BLACK-Mail, a certain rate of money, corn, cattle, or other valuable, anciently paid by the inhabitants of towns in Westmoreland, Cumberland, Northumberland, and Durham, to divers persons on or near the borders, being men of name, and allied with others in those parts, known to be great robbers and plunderers, in order to be by them freed and protected from pillage. This composition with thieves, or rather the protectors and supporters of thieves, was strictly prohibited by the 43 Elizabeth, c. 13, and in point of fact seems to have been early checked in the English border counties. But, in the Highlands of Scotland, which were brought under the dominion of the law at a much later period, the exaction of black-mail from the lowland borderers continued in spite of every effort that could be made to put it down, till after the quelling of the insurrection in 1745.
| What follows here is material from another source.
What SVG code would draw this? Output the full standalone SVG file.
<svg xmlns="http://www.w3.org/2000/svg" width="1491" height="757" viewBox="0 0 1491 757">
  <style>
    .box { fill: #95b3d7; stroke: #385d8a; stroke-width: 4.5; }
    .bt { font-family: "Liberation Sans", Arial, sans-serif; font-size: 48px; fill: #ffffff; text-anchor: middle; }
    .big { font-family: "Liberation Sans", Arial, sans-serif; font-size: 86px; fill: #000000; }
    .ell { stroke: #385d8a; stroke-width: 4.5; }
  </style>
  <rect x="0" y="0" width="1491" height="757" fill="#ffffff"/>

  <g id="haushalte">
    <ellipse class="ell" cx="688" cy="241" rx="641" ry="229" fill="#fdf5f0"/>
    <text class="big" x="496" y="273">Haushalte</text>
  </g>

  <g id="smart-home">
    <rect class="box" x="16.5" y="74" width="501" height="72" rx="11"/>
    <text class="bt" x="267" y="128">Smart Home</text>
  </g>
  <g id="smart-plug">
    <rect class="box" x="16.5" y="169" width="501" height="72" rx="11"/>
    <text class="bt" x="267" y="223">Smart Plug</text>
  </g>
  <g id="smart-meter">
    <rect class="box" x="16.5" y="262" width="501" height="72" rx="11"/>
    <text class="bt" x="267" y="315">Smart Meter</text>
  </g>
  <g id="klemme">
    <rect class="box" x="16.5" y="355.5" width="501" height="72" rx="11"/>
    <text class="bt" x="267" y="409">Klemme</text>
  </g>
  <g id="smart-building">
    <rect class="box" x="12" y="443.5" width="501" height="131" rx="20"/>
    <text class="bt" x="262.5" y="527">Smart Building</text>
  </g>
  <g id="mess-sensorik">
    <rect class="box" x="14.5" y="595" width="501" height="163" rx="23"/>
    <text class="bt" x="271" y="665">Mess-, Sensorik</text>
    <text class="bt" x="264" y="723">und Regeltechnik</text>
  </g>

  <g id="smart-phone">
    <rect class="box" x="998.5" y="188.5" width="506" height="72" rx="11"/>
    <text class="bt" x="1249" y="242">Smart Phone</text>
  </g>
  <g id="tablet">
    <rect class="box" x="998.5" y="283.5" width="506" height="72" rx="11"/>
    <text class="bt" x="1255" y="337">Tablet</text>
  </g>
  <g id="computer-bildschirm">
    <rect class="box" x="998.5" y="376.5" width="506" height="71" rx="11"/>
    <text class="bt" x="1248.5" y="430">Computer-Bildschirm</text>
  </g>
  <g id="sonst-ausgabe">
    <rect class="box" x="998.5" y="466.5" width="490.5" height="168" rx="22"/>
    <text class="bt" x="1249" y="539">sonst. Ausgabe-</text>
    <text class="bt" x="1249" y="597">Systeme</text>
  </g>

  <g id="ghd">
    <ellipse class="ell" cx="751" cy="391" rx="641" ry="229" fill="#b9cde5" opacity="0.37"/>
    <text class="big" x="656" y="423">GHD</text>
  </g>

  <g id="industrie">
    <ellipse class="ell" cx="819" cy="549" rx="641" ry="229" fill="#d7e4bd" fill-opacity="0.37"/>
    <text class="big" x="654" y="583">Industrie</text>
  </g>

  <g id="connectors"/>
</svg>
Black-mail is defined by Dr Jamieson "a tax or contribution paid by heritors or tenants, for the security of their property, to those freebooters who were wont to make inroads on estates, destroying the corns, or driving away the cattle;" and such was the power of these freebooters, and so feeble was the arm of the law, that this illegal contribution received, at one time, a kind of judicial sanction. At all events, where the government could afford no protection against the liftings or herschips practised by the cearnachs and caterans, it would have been absurd to attempt, and impossible to enforce, any prohibition against the prospective composition of such felonies, which were of constant occurrence in the Highlands or on the borders. Rob Roy Macgregor, one of the most noted of these freebooters, overawed the country as late as the year 1744, and frequently robbed the Duke of Montrose's factor of the rents after they had been collected from the tenants, and before they could be conveyed to his grace's coffers. With regard to the meaning of the word, Spelman thinks that this illegal imposition received the name of black-mail from the poverty of those who were thus assessed, and as being paid in black money, not in silver; and Du Cange adopts this idea with little variation, stating that while brass money is called blanque or blanche maille, or white money, by the French, the Saxons and English denominate it black, in opposition to silver, which they account white money. But the more probable opinion is, that the epithet black is here used in a moral sense, to indicate the illegality or iniquity of the exaction. Wachter, however,

defines "black-mail," tributum pro redimenda vexa, deriving it from the German "placken," vexare, exagitare, whence "baurenplacker," rusticorum exagitator; and Schilter says that "black-en" signifies prædari.